Newbury acquisition is a Bridge to more dry powder for secondaries

Listed manager Bridge Investment Group is eyeing further secondaries strategy growth, particularly when it comes to its own area of focus: real estate.

Yet another alternative asset manager snapped up a secondaries player this week as private markets participants continue to flock to the fast-growing market.

Salt Lake City-based real estate investment manager Bridge Investment Group, which is New York-listed, said this week it would acquire mid-market secondaries player Newbury Partners. The $320.1 million transaction, which is expected to close in the first half of this year, will bring BIG’s assets under management to $48.5 billion, according to a statement.

BIG carried out a comprehensive analysis of the secondaries market as it evaluated opportunities to expand, marking the space out as an area for significant growth potential, executive chairman Robert Morse said on its earnings call on Tuesday. He added that BIG met with at least a dozen secondaries firms before settling on the Newbury tie up.
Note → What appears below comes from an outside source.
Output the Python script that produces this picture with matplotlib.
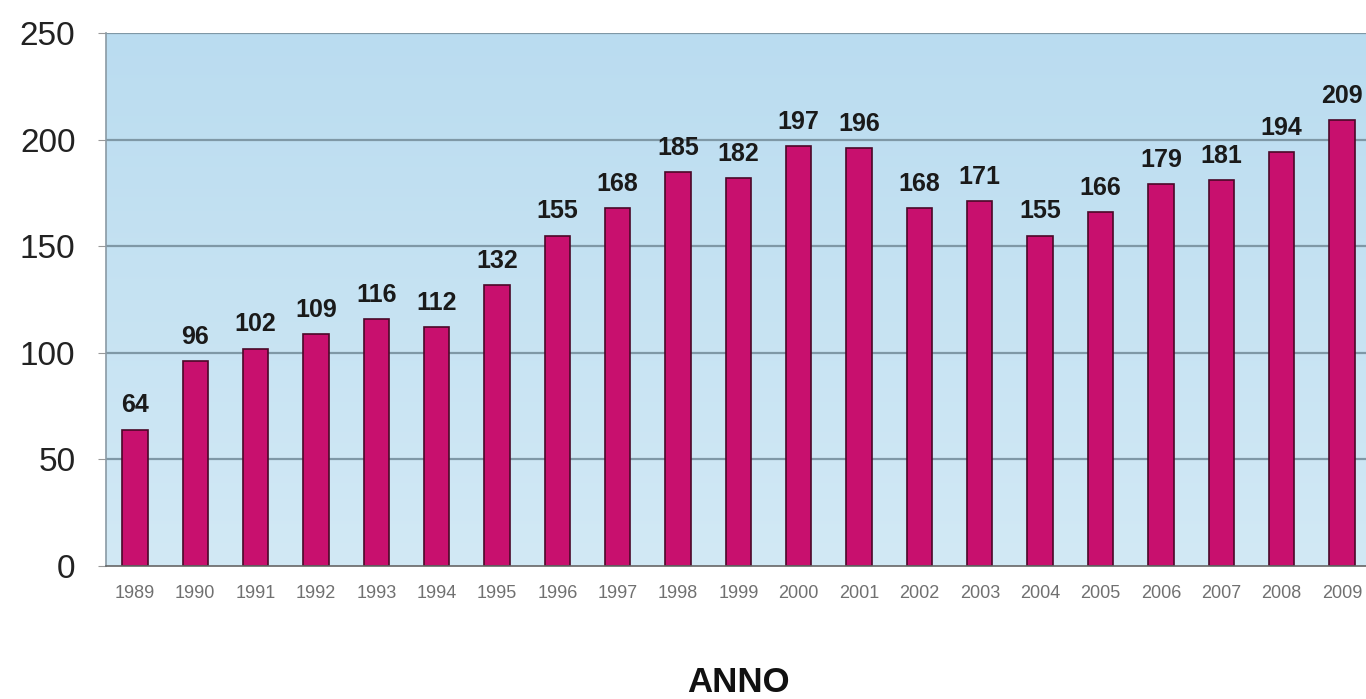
import matplotlib
matplotlib.use("Agg")
import matplotlib.pyplot as plt
import numpy as np
from matplotlib.colors import LinearSegmentedColormap
from matplotlib.font_manager import FontProperties, findfont

years = ["1989", "1990", "1991", "1992", "1993", "1994", "1995", "1996", "1997", "1998",
         "1999", "2000", "2001", "2002", "2003", "2004", "2005", "2006", "2007", "2008", "2009"]
values = [64, 96, 102, 109, 116, 112, 132, 155, 168, 185, 182, 197, 196, 168, 171, 155,
          166, 179, 181, 194, 209]
yticks = [0, 50, 100, 150, 200, 250]

plt.rcParams['font.family'] = ['Liberation Sans', 'DejaVu Sans']

bold_path = findfont(FontProperties(family='Liberation Sans', weight='bold', stretch='normal'))
if 'Narrow' in bold_path:
    bold_path = findfont(FontProperties(family='DejaVu Sans', weight='bold'))
bold_fp = FontProperties(fname=bold_path)

fig = plt.figure(figsize=(13.66, 6.99), dpi=100)
ax = fig.add_axes([106/1366, 1-566/699, 1-106/1366, (566-33)/699])

x = np.arange(len(years))
xl = (-0.48, len(years) - 0.6)
ax.set_xlim(*xl)
ax.set_ylim(0, 250)

# gradient background
cmap = LinearSegmentedColormap.from_list("bg", ["#d2e9f5", "#badcf0"])
grad = np.linspace(0, 1, 256).reshape(-1, 1)
ax.imshow(grad, aspect="auto", cmap=cmap, origin="lower",
          extent=[xl[0], xl[1], 0, 250], zorder=0)

for yv in yticks[1:]:
    ax.axhline(yv, color="#7f98a6", lw=1.6, zorder=1)

ax.bar(x, values, width=0.42, color="#c8106e", edgecolor="#4a0828", lw=1.2, zorder=2)
for xi, v in zip(x, values):
    ax.text(xi, v + 8, str(v), ha="center", va="baseline", fontproperties=bold_fp,
            fontsize=18, color="#1a1a1a", zorder=3)

ax.set_xticks(x)
ax.set_xticklabels(years, fontsize=13, color="#707070")
ax.set_yticks(yticks)
ax.set_yticklabels([str(t) for t in yticks], fontsize=24, color="#222222")
ax.tick_params(axis="y", length=6, color="#999999", pad=16)
ax.tick_params(axis="x", length=0, pad=14)

for s in ["top", "right"]:
    ax.spines[s].set_visible(False)
ax.spines["left"].set_color("#8a9aa4")
ax.spines["left"].set_linewidth(1.2)
ax.spines["bottom"].set_color("#666666")
ax.spines["bottom"].set_linewidth(1.2)

fig.text(738/1366, 1-682/699, "ANNO", ha="center", va="center", fontproperties=bold_fp,
         fontsize=25, color="#111111")

fig.savefig("out.png", dpi=100)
“The secondaries market is really even in its middle innings of its tremendous growth,” Newbury partner Chris Jaroch said on the same call. Having started out in 2006 when the market was around $10 billion to $15 billion in size, he believes today’s annual $100-plus billion market has another two to three times growth over the next few years, he told analysts.

BIG is the 13th largest firm in affiliate title PERE’s annual ranking of the 100 biggest private real estate managers by equity raised for discretionary value-add or opportunistic strategies. It brought in $11.24 billion from institutional investors over the time period.
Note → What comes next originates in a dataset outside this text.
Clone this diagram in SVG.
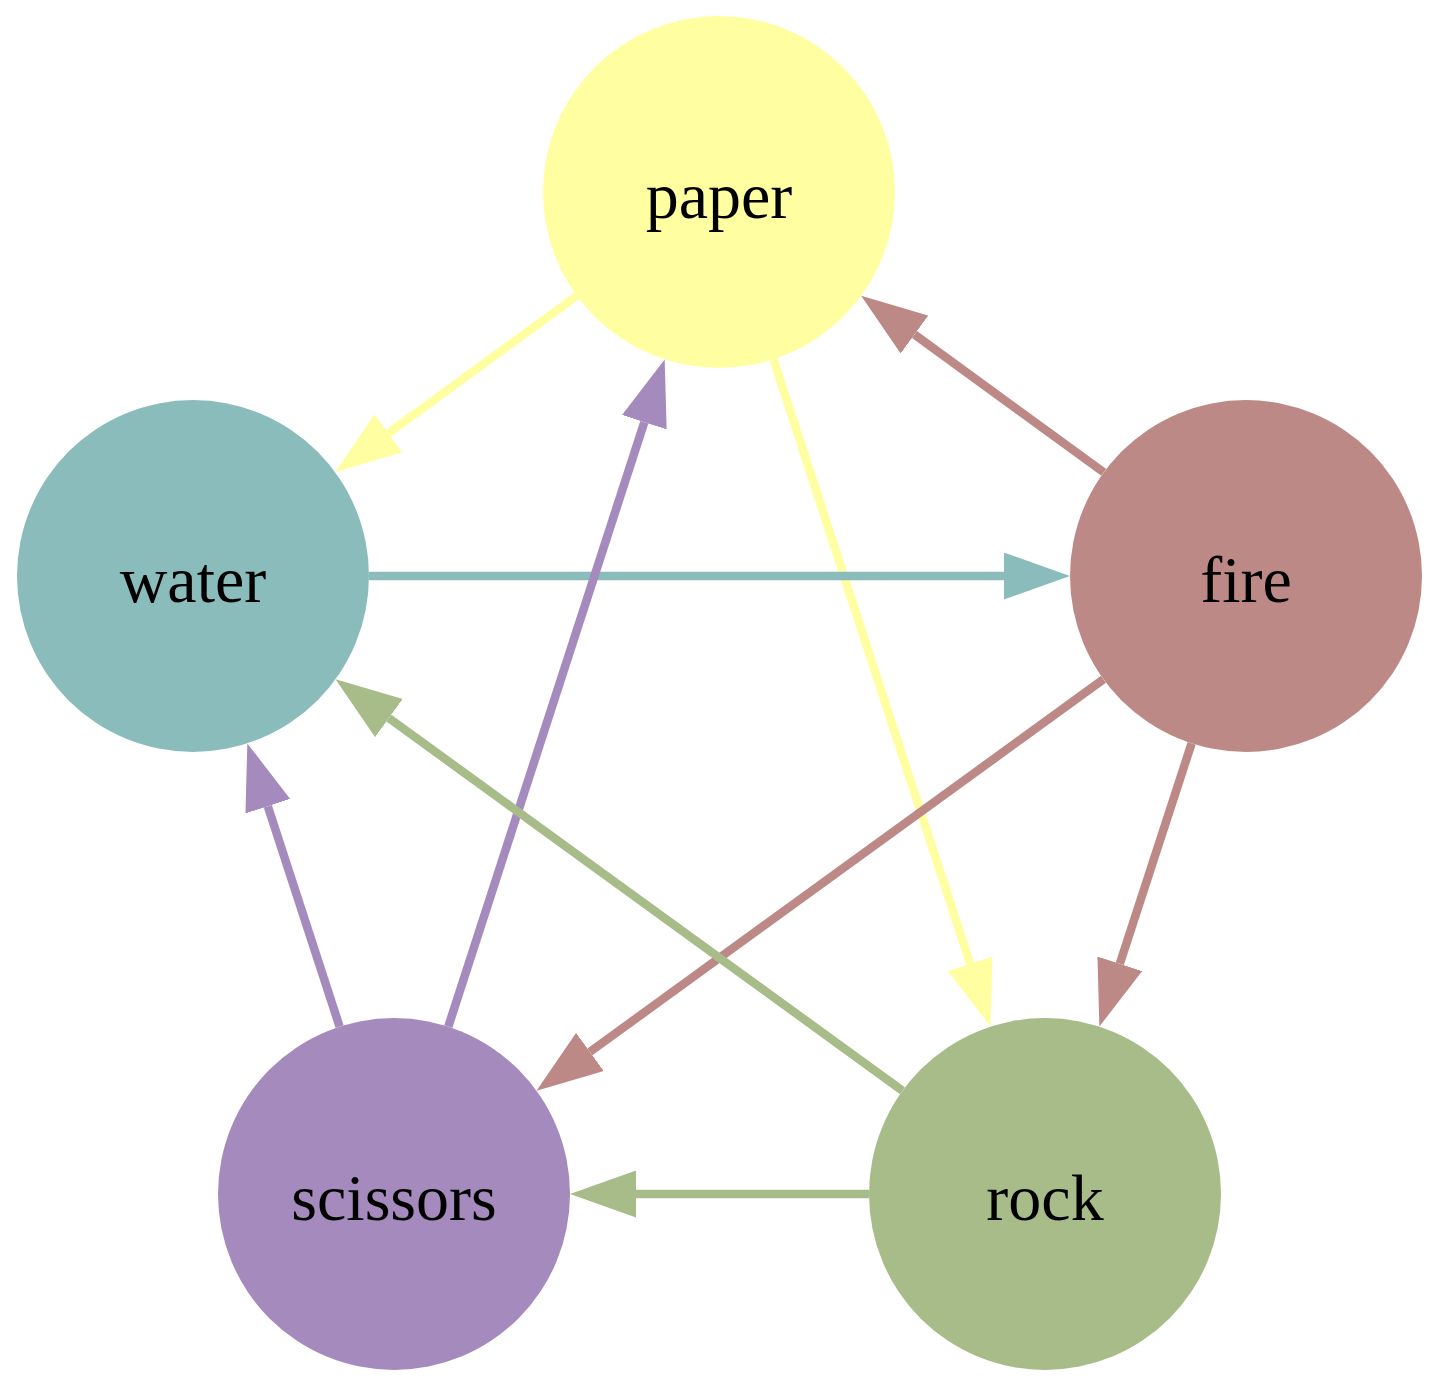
<svg xmlns="http://www.w3.org/2000/svg" width="1440" height="1388" viewBox="0 0 1440 1388">
<style>
.node text{font-family:"Liberation Serif","Times New Roman",serif;font-size:66px;text-anchor:middle;fill:#000}
.edge{fill:none;stroke-width:8.5}
</style>
<defs>
<marker id="aY" markerUnits="userSpaceOnUse" viewBox="0 -23.5 66 47" refX="0" refY="0" markerWidth="66" markerHeight="47" orient="auto"><path d="M0,-23.5 L66,0 L0,23.5 z" fill="#ffffa2"/></marker>
<marker id="aW" markerUnits="userSpaceOnUse" viewBox="0 -23.5 66 47" refX="0" refY="0" markerWidth="66" markerHeight="47" orient="auto"><path d="M0,-23.5 L66,0 L0,23.5 z" fill="#8bbcbc"/></marker>
<marker id="aF" markerUnits="userSpaceOnUse" viewBox="0 -23.5 66 47" refX="0" refY="0" markerWidth="66" markerHeight="47" orient="auto"><path d="M0,-23.5 L66,0 L0,23.5 z" fill="#bc8986"/></marker>
<marker id="aS" markerUnits="userSpaceOnUse" viewBox="0 -23.5 66 47" refX="0" refY="0" markerWidth="66" markerHeight="47" orient="auto"><path d="M0,-23.5 L66,0 L0,23.5 z" fill="#a58abd"/></marker>
<marker id="aR" markerUnits="userSpaceOnUse" viewBox="0 -23.5 66 47" refX="0" refY="0" markerWidth="66" markerHeight="47" orient="auto"><path d="M0,-23.5 L66,0 L0,23.5 z" fill="#a7bc88"/></marker>
</defs>
<rect width="1440" height="1388" fill="#fff"/>
<g id="nodes">
<g id="paper" class="node"><circle cx="719" cy="192" r="176" fill="#ffffa2"/><text x="719" y="218">paper</text></g>
<g id="water" class="node"><circle cx="193" cy="576" r="176" fill="#8bbcbc"/><text x="193" y="602">water</text></g>
<g id="fire" class="node"><circle cx="1246" cy="576" r="176" fill="#bc8986"/><text x="1246" y="602">fire</text></g>
<g id="scissors" class="node"><circle cx="394" cy="1194" r="176" fill="#a58abd"/><text x="394" y="1220">scissors</text></g>
<g id="rock" class="node"><circle cx="1045" cy="1194" r="176" fill="#a7bc88"/><text x="1045" y="1220">rock</text></g>
</g>
<g id="edges">
<line class="edge" x1="576.9" y1="295.8" x2="388.4" y2="433.3" stroke="#ffffa2" marker-end="url(#aY)"/>
<line class="edge" x1="773.5" y1="359.4" x2="970.1" y2="963.8" stroke="#ffffa2" marker-end="url(#aY)"/>
<line class="edge" x1="1103.8" y1="472.4" x2="914.5" y2="334.5" stroke="#bc8986" marker-end="url(#aF)"/>
<line class="edge" x1="369" y1="576" x2="1004" y2="576" stroke="#8bbcbc" marker-end="url(#aW)"/>
<line class="edge" x1="1103.5" y1="679.3" x2="589.9" y2="1051.9" stroke="#bc8986" marker-end="url(#aF)"/>
<line class="edge" x1="1191.6" y1="743.4" x2="1119.8" y2="963.8" stroke="#bc8986" marker-end="url(#aF)"/>
<line class="edge" x1="339.6" y1="1026.6" x2="267.8" y2="806.2" stroke="#a58abd" marker-end="url(#aS)"/>
<line class="edge" x1="448.3" y1="1026.6" x2="644.3" y2="422.2" stroke="#a58abd" marker-end="url(#aS)"/>
<line class="edge" x1="902.5" y1="1090.7" x2="388.9" y2="718.1" stroke="#a7bc88" marker-end="url(#aR)"/>
<line class="edge" x1="869" y1="1194" x2="636" y2="1194" stroke="#a7bc88" marker-end="url(#aR)"/>
</g>
</svg>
Just last month BIG closed the largest dedicated multifamily fund on record, PERE reported. Bridge Multifamily Fund V brought in $2.26 billion in capital commitments. In October, it also raised the largest dedicated workforce housing fund with Bridge Workforce and Affordable Housing Fund II closing on $1.74 billion.

Where does that growth lie for the new partnership? Once the deal is closed the first order of business will be to raise another Newbury flagship fund.

Newbury Equity Partners V – which closed on $2 billion in 2021 against a $1.75 billion target – is 95 percent committed, Newbury managing partner Richard Lichter said on the call. That vehicle had a net IRR of 27 percent, and a net distributed to paid in capital multiple of 0.09x as of 30 September, according to documents prepared by BIG on rationale for the acquisition.

Newbury is close to its investors, which is why it had been getting 80 percent or more re-ups as well as new investors flocking to its existing funds, Lichter said. “We would expect the same sort of thing now,” he added.

In the longer term, BIG is eyeing expansion into real estate secondaries, Morse said. Infrastructure, too, could be attractive, as could a continuation fund capability.

On Newbury’s side, Lichter explained sellers often show the firm all or most of their assets and ask what the firm wants to buy. “We naturally focus on the things we know like buyouts and growthequity, but we could easily pick up their real estate funds or other things. And I think that’s one of the opportunities going forward.”

BIG joins the ranks of Ares Management, Franklin Templeton and CVC Capital Partners among others opting to buy up secondaries shops to expand into the rapidly growing market designed as a liquidity solve for illiquid markets – a trend that’s particularly attractive to outsiders in current volatile markets.

BIG executives noted on the call that the firm’s private wealth channels will be helpful to Newbury when raising its next programmes. If BIG is serious about adding real estate and infrastructure secondaries capabilities to Newbury’s offerings, this should come as welcome news to a market that often laments the lack of sufficient dry powder to execute on dealflow.